Von seinem Vorgänger inspiriert

Bereits im vergangenen Jahr war mit Karim Aïnouz ein Brasilianer Träger des Amnesty-International-Filmpreises. Der Regisseur hatte die Verleihung genutzt, um einen Offenen Brief brasilianischer Kulturschaffender zu verlesen, der auf die Zustände in seinem Heimatland aufmerksam machte. Mit Aïnouz verbindet Capai eine eigene Geschichte: Seine Filme hätten sie inspiriert, selbst zu drehen. 

Auch in ihren früheren Werken beschäftigte sich die 40-jährige Dokumentarfilmerin mit sozialen Themen und alternativen Erzählformen, etwa in "Tão longe é Aqua" ("Here Is So Far", BRA 2013), der auf Begegnungen mit Frauen während einer siebenmonatigen Reise durch Afrika basiert.

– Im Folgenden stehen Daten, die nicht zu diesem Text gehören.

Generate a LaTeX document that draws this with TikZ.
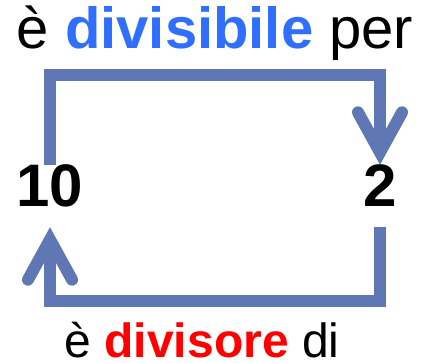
\documentclass[tikz,border=0pt]{standalone}
\usepackage{fontspec}
\setmainfont{Liberation Sans}
\usepackage{xcolor}
\usepackage{tikz}
\usetikzlibrary{arrows.meta}
\definecolor{loopblue}{HTML}{6077B6}
\definecolor{wordblue}{HTML}{2F6EFF}
\definecolor{wordred}{HTML}{FF0000}

\begin{document}
\begin{tikzpicture}[x=1pt, y=1pt,
    link/.style={draw=loopblue, line width=12pt, line join=miter,
                 -{Straight Barb[length=40pt, width=44pt, line cap=round, line join=miter]}},
    number/.style={anchor=base, inner sep=0pt, text height=41pt, text depth=21pt,
                   font=\fontsize{60}{64}\selectfont\bfseries},
    phrase/.style={anchor=base, inner sep=0pt}]

  \useasboundingbox (0,0) rectangle (425,362);

  % -- the two numbers -----------------------------------------------------
  \node[number] (n10) at (50,156) {10};
  \node[number] (n2)  at (380,156) {2};

  % -- the two sentences ---------------------------------------------------
  \node[phrase, font=\fontsize{58}{60}\selectfont] (above) at (215,313)
    {è \textcolor{wordblue}{\bfseries divisibile} per};
  \node[phrase, font=\fontsize{48}{52}\selectfont] (below) at (202,5)
    {è \textcolor{wordred}{\bfseries divisore} di};

  % -- the loop: over the top from 10 to 2, under the bottom from 2 to 10 --
  \coordinate (topline) at (215,287);
  \coordinate (botline) at (215,61);
  \draw[link] (n10.north) |- (topline) -| (n2.north);
  \draw[link] (n2.south) |- (botline) -| (n10.south);

\end{tikzpicture}
\end{document}
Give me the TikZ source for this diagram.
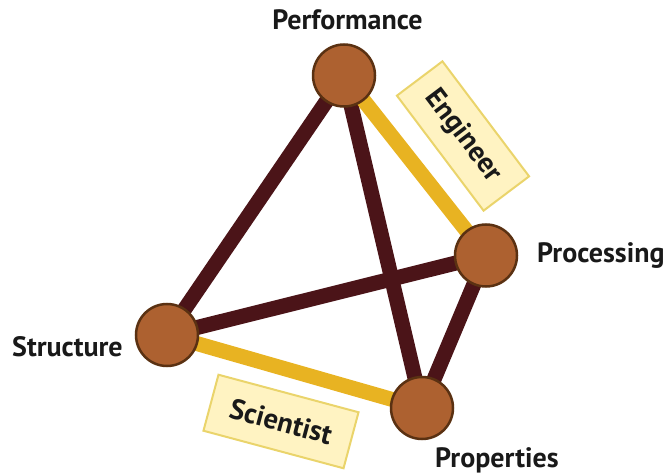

Ihr Film "O jabuti e a anti" ("The Tortoise and the Tapir", BRA 2016) handelt von den riesigen, umweltzerstörenden Wasserkraftwerken im Regenwald Brasiliens. 

Sie selbst sagt, ihr Ziel sei es, "Stimmen aus den Randzonen der Gesellschaft zu verstärken und dem Publikum nahe zu bringen."